Oh, and if you have any faith in Wiki, here you go:
[i]Fascism is normally described as “extreme right”,[41] although some writers have found placing fascism on a conventional left-right political spectrum difficult.[42] There is a scholarly consensus that fascism was influenced by both the left and the right.[8] A number of historians have regarded fascism either as a revolutionary centrist doctrine, as a doctrine which mixes philosophies of the left and the right, or as both of those things.[9][10][11]
The historians Eugen Weber,[43] David Renton,[44] and Robert Soucy[45] view fascism as on the ideological right. Rod Stackelberg argues that fascism opposes egalitarianism (particularly racial) and democracy, which according to him are characteristics that make it an extreme right-wing movement.[46] Stanley Payne states that pre-war fascism found a coherent identity through alliances with right-wing movements[47] Roger Griffin argues that since the end of World War II, fascist movements have become intertwined with the radical right, describing certain groups as part of a “fascist radical right”.[48][49]
Walter Laqueur says that historical fascism “did not belong to the extreme Left, yet defining it as part of the extreme Right is not very illuminating either”, but that it “was always a coalition between radical, populist (‘fascist’) elements and others gravitating toward the extreme Right”.[50] Payne says “fascists were unique in their hostility to all the main established currents, left right and center”, noting that they allied with both left and right, but more often the right.[51][52] However, he contends that German Nazism was closer to Russian communism than to any other non-communist system.[53]

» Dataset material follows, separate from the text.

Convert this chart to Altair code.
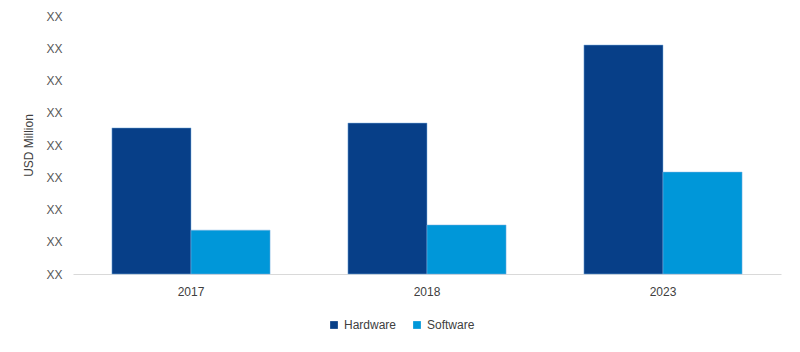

The position that fascism is neither right nor left is supported by a number of contemporary historians and sociologists, including Seymour Martin Lipset[54] and Roger Griffin.[55] Griffin argued, “Not only does the location of fascism within the right pose taxonomic problems, there are good ground for cutting this particular Gordian knot altogether by placing it in a category of its own “beyond left and right.”[56]
On economic issues, fascists reject ideas of class conflict and internationalism, which are commonly held by Marxists and international socialists, in favour of class collaboration and statist nationalism.[57][58] However, Italian fascism also declared its objection to excessive capitalism, which it called supercapitalism.[59] Zeev Sternhell sees fascism as an anti-Marxist form of socialism.[60]
A number of fascist movements described themselves as a “third force” that was outside the traditional political spectrum altogether.[61] Mussolini promoted ambiguity about fascism’s positions in order to rally as many people to it as possible, saying fascists can be “aristocrats or democrats, revolutionaries and reactionaries, proletarians and anti-proletarians, pacifists and anti-pacifists”.[62] Mussolini claimed that Italian Fascism’s economic system of corporatism could be identified as either state capitalism or state socialism, which in either case involved “the bureaucratisation of the economic activities of the nation.”[63] Mussolini described fascism in any language he found useful.[62][64] Spanish Falangist leader José Antonio Primo de Rivera was critical of both left-wing and right-wing politics, once saying that “basically the Right stands for the maintenance of an economic structure, albeit an unjust one, while the Left stands for the attempt to subvert that economic structure, even though the subversion thereof would entail the destruction of much that was worthwhile”.[65]
Roger Eatwell sees terminology associated with the traditional left-right political spectrum as failing to fully capture the complex nature of the ideology[66] and many other political scientists have posited multi-dimensional alternatives to the traditional linear left-right spectrum.[67] In some two dimensional political models, such as the Political Compass (where left and right are described in purely economic terms), fascism is ascribed to the economic centre, with its extremism expressing itself on the authoritarianism axis instead.[68]